-- EXERCISE REQUIREMENTS --
Check each line of the material below, and copy it if it holds the string "chart".

-- MATERIAL SHOWN --
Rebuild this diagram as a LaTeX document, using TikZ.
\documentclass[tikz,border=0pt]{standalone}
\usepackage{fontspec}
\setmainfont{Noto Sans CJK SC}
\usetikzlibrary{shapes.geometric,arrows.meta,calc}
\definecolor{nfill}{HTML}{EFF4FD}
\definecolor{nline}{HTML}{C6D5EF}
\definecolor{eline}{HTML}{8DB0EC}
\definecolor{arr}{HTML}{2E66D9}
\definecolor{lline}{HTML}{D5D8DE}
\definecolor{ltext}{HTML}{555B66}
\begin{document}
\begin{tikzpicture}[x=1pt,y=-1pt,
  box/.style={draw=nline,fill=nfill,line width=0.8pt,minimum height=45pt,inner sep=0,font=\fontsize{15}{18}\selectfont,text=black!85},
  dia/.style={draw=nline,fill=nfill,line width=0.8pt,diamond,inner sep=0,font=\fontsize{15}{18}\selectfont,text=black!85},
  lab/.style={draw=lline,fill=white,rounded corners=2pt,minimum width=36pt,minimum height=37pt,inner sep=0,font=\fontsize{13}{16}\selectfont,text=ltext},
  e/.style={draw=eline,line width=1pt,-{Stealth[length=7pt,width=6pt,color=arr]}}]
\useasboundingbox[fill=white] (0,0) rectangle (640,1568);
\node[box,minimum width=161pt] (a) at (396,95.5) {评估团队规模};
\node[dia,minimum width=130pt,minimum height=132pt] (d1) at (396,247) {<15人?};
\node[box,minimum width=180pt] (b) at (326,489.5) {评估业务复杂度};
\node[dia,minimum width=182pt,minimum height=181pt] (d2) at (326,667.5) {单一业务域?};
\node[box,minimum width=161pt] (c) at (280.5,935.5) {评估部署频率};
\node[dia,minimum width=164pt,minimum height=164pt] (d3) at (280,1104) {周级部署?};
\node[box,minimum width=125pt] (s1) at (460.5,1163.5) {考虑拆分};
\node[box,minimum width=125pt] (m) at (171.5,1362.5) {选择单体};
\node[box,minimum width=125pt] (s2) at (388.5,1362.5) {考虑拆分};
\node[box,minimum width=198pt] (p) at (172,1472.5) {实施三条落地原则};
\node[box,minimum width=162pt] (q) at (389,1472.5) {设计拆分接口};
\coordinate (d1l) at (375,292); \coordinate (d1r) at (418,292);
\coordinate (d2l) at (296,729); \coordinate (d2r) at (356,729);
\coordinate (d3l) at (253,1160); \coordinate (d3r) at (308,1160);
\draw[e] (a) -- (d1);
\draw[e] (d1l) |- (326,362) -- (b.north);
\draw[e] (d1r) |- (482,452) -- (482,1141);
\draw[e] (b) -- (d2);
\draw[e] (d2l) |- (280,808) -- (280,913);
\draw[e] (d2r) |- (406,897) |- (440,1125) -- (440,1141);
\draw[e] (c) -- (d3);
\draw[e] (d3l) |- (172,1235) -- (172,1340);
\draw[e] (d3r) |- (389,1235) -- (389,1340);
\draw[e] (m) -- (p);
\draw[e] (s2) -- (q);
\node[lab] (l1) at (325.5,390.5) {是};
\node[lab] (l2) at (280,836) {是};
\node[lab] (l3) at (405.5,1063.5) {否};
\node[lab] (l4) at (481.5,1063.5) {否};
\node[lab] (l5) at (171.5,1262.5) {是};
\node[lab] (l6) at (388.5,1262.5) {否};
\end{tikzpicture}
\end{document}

==

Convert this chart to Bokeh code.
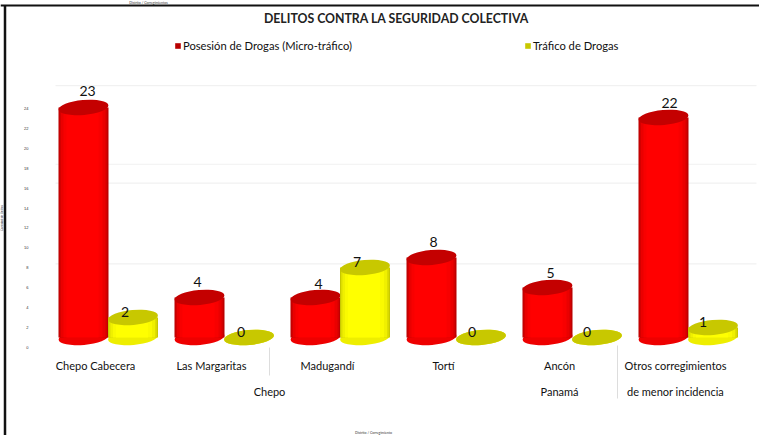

--

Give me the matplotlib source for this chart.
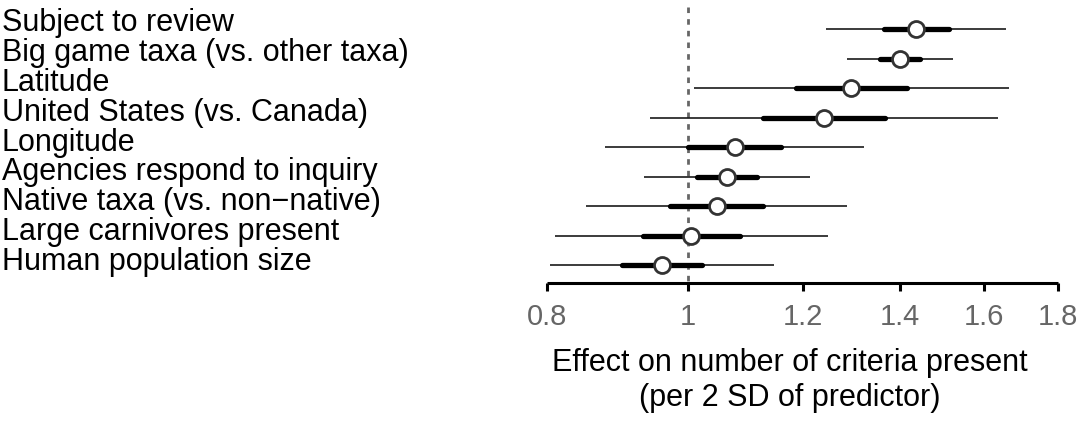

-- RESPONSE --
Convert this chart to Bokeh code.
Give me the matplotlib source for this chart.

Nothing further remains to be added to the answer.